After the "white male terrorist" fiasco of last week I think we need a change of pace. Let's talk about morale, no not the die roll you make every now and then to see if a monster decides to flee during combat. I mean actual morale and how it works in the Red Eft.

In truth I have never liked the way D&D's handles morale. Whether it be AD&D's byzantine code of conduct and how it might effect retainers or BX D&D's simple roll of 2d6 to see if a creature sticks around or flees - morale - more than anything else seemed to me like proof that 70's/80's D&D was secretly meant to be more of a pencil & paper based video game rather than an actual role playing game. Morale is what separates a Dungeon Master from a Referee. A good DM actually thinks about the situation at hand and has the monsters react as they should. A Referee looks up rules and figures out what dice to roll. A Referee does whatever the rules say, about as much of a player of the game as an actual referee in a football game.

A Referee is a 16kb computer in human clothing.

Well, anyways, the Red Eft's treatment of morale isn't anything like that. It's about actual morale. I started thinking about this a few months back while watching a documentary on USO shows during WWII and how important they were to the war effort. Morale wasn't seen as a matter of fight or flee on the battlefield. When someone's life is in jeopardy they will fight to the best of their ability to survive. Decent boots matter more to soldiers than USO shows. Instead morale was about getting people to do a good job with everything else leading up to the front. People who weren't happy or had anything to look forward to generally did a crappy job on the day to day grind.

Differentiating between in-battle morale and out-of-battle morale seemed to be asking a bit much so what I came up with was this simple system for keeping track of character enthusiasm, aka Morale. On a character sheet it looks like this....
And in a game it works a bit like a gauge with extreme reaches at either end. Everyone starts with a pencil slash through the circle beneath zero. When something comes along to improve the character's morale that pushes the needle off to the right, but only if it can best what the character already has. A character at +3 morale would be moved to +4 morale by a +4 morale mover but unaffected by a +2 morale mover. The same also goes for morale killers that try to push morale off to the left. If at -3 morale it takes a -4 morale killer or worse to push that character further into a flunk.   

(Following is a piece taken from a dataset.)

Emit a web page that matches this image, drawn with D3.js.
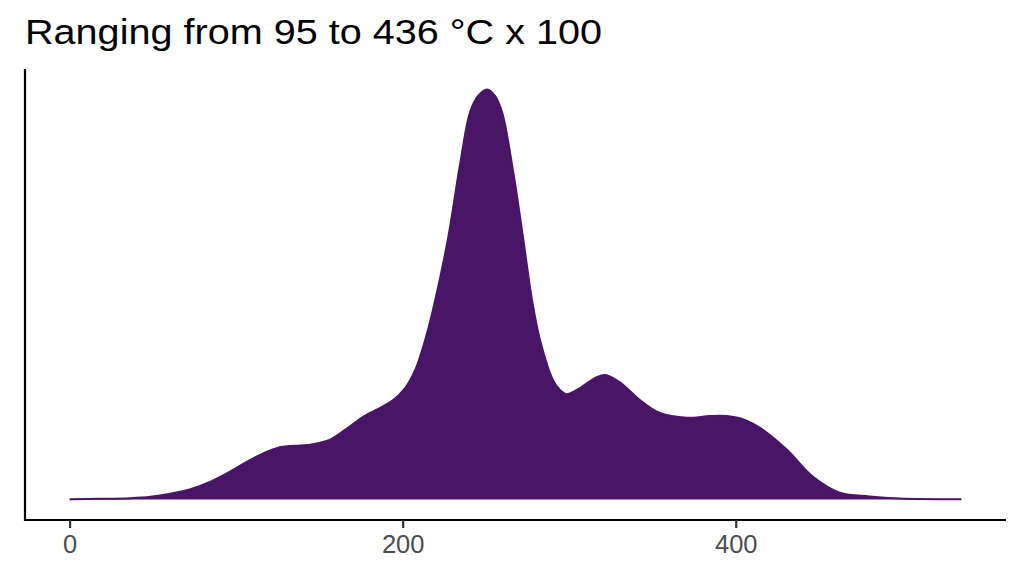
<!DOCTYPE html>
<html>
<head>
<meta charset="utf-8">
<script src="https://cdn.jsdelivr.net/npm/d3@7"></script>
<style>
  body { margin: 0; background: #fff; }
  svg { display: block; }
</style>
</head>
<body>
<svg id="canvas" width="1024" height="576"></svg>
<script>
// temperature (x100) and estimated density (x1e-3)
var temps   = [0, 18.6, 36.6, 48.6, 60.6, 72.6, 84.6, 96.6, 108.5, 124.7, 144.5, 156.5, 165.5, 176.3, 186.5, 194.3, 201.5, 207.5, 213.5, 219.5, 227.3, 234.5, 240.5, 245.3, 250.7, 255.5, 259.7, 266.3, 272.3, 277.7, 282.5, 290.3, 294.5, 298.7, 306.5, 315.4, 321.4, 330.4, 342.4, 354.4, 370.6, 384.4, 394.6, 405.4, 414.4, 430.6, 446.2, 462.4, 480.4, 498.4, 535.5];
var density = [0.01, 0.02, 0.04, 0.08, 0.17, 0.30, 0.52, 0.82, 1.16, 1.51, 1.60, 1.75, 2.04, 2.42, 2.68, 2.91, 3.26, 3.78, 4.66, 5.82, 7.65, 9.81, 11.33, 11.80, 11.99, 11.80, 11.32, 9.60, 7.65, 5.82, 4.66, 3.49, 3.20, 3.08, 3.26, 3.55, 3.64, 3.43, 2.91, 2.53, 2.39, 2.44, 2.44, 2.33, 2.10, 1.46, 0.67, 0.20, 0.09, 0.03, 0.01];
var xTicks = [0, 200, 400];
var title = 'Ranging from 95 to 436 °C x 100';

var fillColor = '#481567';
var fontFamily = '"Liberation Sans", Arial, sans-serif';

// ************************************************************************************************** //
// Panel

var panel = { left: 25, right: 1006, top: 69, bottom: 520 };
var svg = d3.select('#canvas');

var xMin = d3.min(temps), xMax = d3.max(temps);
var xPad = 0.05*(xMax-xMin);
var xScale = d3.scaleLinear().domain([xMin-xPad, xMax+xPad]).range([panel.left, panel.right]);

var yMax = d3.max(density);
var yScale = d3.scaleLinear().domain([-0.05*yMax, 1.05*yMax]).range([panel.bottom, panel.top]);

var data = temps.map((t,i) => { return { x: t, y: density[i] } });

// ************************************************************************************************** //
// Density area

var curve = d3.curveCatmullRom.alpha(0.5);
var area_gen = d3.area().x(d => xScale(d.x)).y0(yScale(0)).y1(d => yScale(d.y)).curve(curve);
var line_gen = d3.line().x(d => xScale(d.x)).y(d => yScale(d.y)).curve(curve);

svg.append('path').attr('d', area_gen(data)).style('fill', fillColor);
svg.append('path').attr('d', line_gen(data)).style('fill', 'none').style('stroke', fillColor).style('stroke-width', 2);

// ************************************************************************************************** //
// Axes

var xAxis = svg.append('g').attr('transform', 'translate(0,' + panel.bottom + ')')
  .call(d3.axisBottom(xScale).tickValues(xTicks).tickSize(8).tickPadding(0).tickFormat(d3.format('d')));
xAxis.select('.domain').attr('d', 'M' + panel.left + ',0H' + panel.right).style('stroke', '#000').style('stroke-width', 2.2);
xAxis.selectAll('.tick line').style('stroke', '#333').style('stroke-width', 2.2);
xAxis.selectAll('.tick text')
  .attr('y', 33).attr('dy', 0)
  .style('font-family', fontFamily)
  .style('font-size', '25.5px')
  .style('fill', '#4d4d4d');

svg.append('line')
  .attr('x1', panel.left).attr('x2', panel.left)
  .attr('y1', panel.top).attr('y2', panel.bottom + 1)
  .style('stroke', '#000').style('stroke-width', 2.2);

// ************************************************************************************************** //
// Title

svg.append('text')
  .attr('x', 25).attr('y', 43.5)
  .attr('textLength', 577).attr('lengthAdjust', 'spacingAndGlyphs')
  .style('font-family', fontFamily)
  .style('font-size', '35.5px')
  .style('fill', '#000')
  .text(title);
</script>
</body>
</html>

Your morale is a modifier which applies to everything the character does. If your morale is at +3 then you are psyched and rearing and ready to conquer the world. Everything gets a +3 bonus. At -3 you can barely drag your lame ass out of bed. Everything sucks and takes a -3 penalty.

Where do these morale movers and killers come from? They come from all over the place and anything strong enough to influence the mood of the character. The classic clerical Bless and Curse spells both work through morale. Characters can inspire and depress each other. They can even do it to themselves by indulging in things they love or having to deal with things they hate. 

Making morale as widely applicable as possible is something else that I love about this system because something which has always bugged me about RPG's is what I call modifier glut. Games get bogged down when you have too many modifiers coming from too many directions and each with a different amount of time that they can last. By funneling them all into the morale bar you end up with a place to keep them on the sheet, a way of keeping them from adding up to too much, and ultimately a way of getting rid of them once it's over. Morale naturally deflates on its own, drifting back to zero when nothing is happening.

At +/-5 & 6 the character will lose/gain one point per minute. 
At +/-3 & 4 the character will lose/gain one point per hour. 
At +/- 1 & 2 the character will lose/gain one point per day.

I almost wish I could come up with a more original name for it. Morale as a word carries a lot of baggage, just like Initiative and Attacks of Opportunity, but I can't think of anything, and I kinda like what it stands for. It might just open up a new dynamic on the world of gaming. As I found myself writing in the guidelines for Indulgences, aka ways in which your character can move your own morale.... 
In the grand scheme of things, life can be boiled down to two activities: what we do to survive and what we do to feel better about our survival. RPGs have a long history of being very survivalist. It's all about hit points and doing as much damage as possible to whatever is trying to destroy you. While there is nothing wrong with this, matters of personality often become window-dressing that is easily pushed aside.

But life is not like that.

In real life, people play the piano during a bombing raid because it makes them feel better. People need to drink and they need to dance. They need to think seriously about why they do what they do, and sometimes they even need to sip mojitos on a beach in the Bahamas. In real life we often concern ourselves more with the quality of survival rather than our actual survival, so consider morale your secret weapon to making personality mean something amidst all the number juggling and die rolling that go into a game.